Budget changes: processes update their budget dynamically (e.g., block processor transitions from a 20-dispatch region to a 1-dispatch region). Workers see the change on their next scan.

Budget is a hint, not a hard limit. Any worker can drain any process. A process with budget=4 will work correctly with 1 worker or 16 — the budget only affects how many workers the executor tries to keep active.

Scan policy

The compute list is an array of process slots. Workers scan by index, starting at different positions (worker_id modulo slot count) to spread coverage. The scan is read-only — workers load slot pointers and check runnable flags.
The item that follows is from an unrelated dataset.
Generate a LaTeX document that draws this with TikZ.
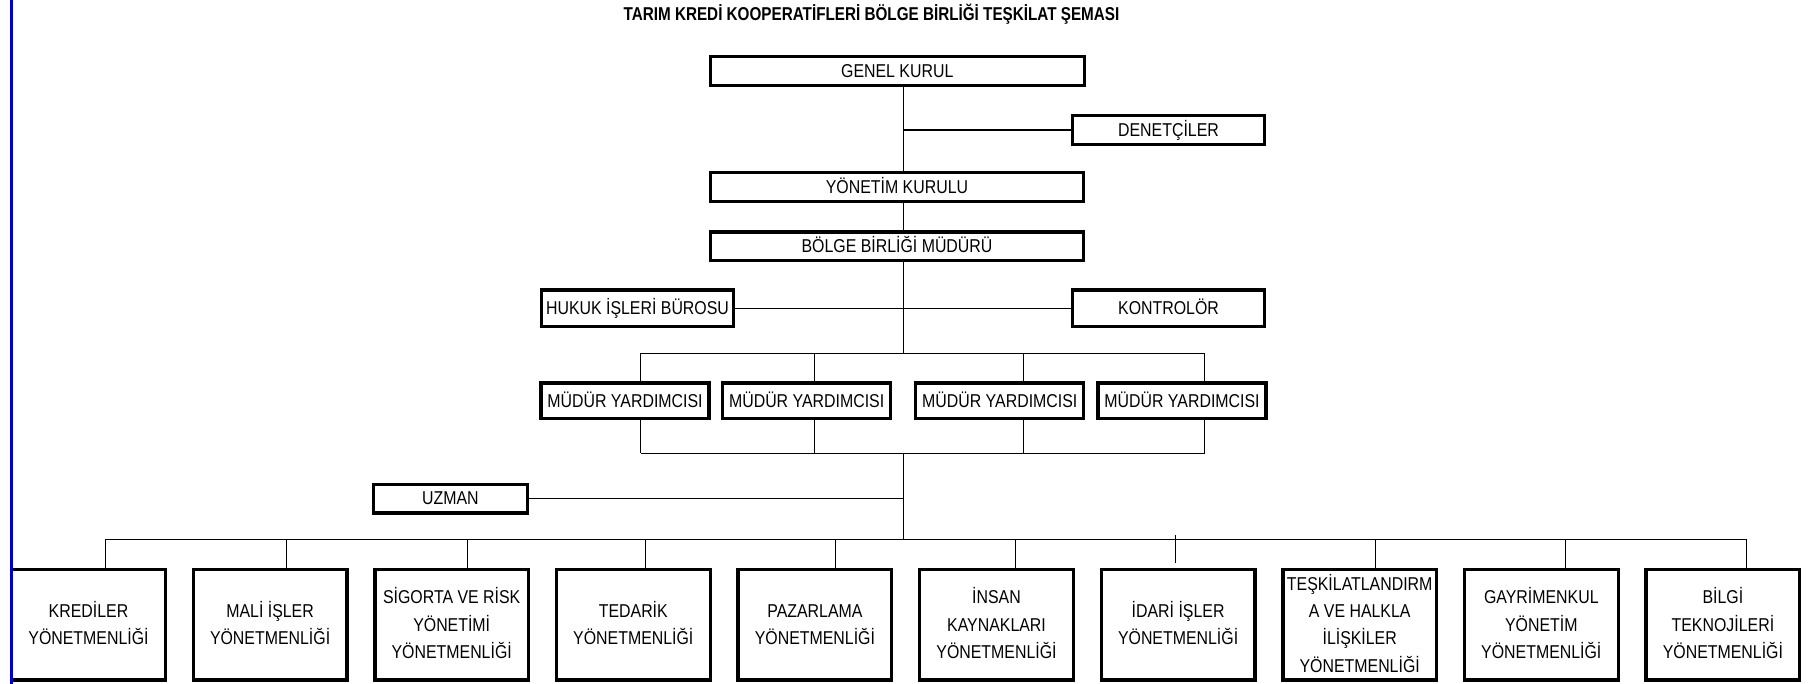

No contention between scanners.

The scan order determines scheduling policy. Options:

Round-robin (default): scan all slots in index order. Simple, fair, predictable. Each process gets visited proportional to the number of active workers.
Priority-ordered: maintain an indirection table that orders slots by priority. Workers scan through the indirection table instead of raw slots. The indirection table is updated when processes are activated/deactivated, and is immutable between updates (read-only for scanners). High-priority processes get visited first.
Budget-weighted: workers visit processes proportional to their worker budget. A process with budget=8 gets visited ~4x as often as one with budget=2. Implemented via the indirection table (repeat high-budget entries).

The scan function is a small, hot piece of code in the worker loop — easy to swap, easy to benchmark, easy to tune per-deployment. The process type and drain interface are agnostic to scan policy.

Wake and Notification

Direct wake

When an external event makes a process runnable, the signaling thread activates it directly:

Decrement the process's suspend count (fetch_sub, acq_rel).
If the old value was 1 (transition to zero): push to the appropriate run list (immediate or compute) and wake workers.
If the old value was > 1: another dependency is still pending. Do nothing.

This is zero-hop activation — no coordinator, no ready-queue, no lock. The signaling thread (proactor, semaphore callback, completing worker) does the activation inline. The latency from “event occurs” to “process is scannable” is one atomic operation + one slist push.

Wake trees

Waking many workers from a single event (e.g., 0 → 32 workers when a large command buffer becomes ready after all workers were idle) is expensive if done serially: one futex wake per worker, ~5μs each, ~160μs total for 32 workers.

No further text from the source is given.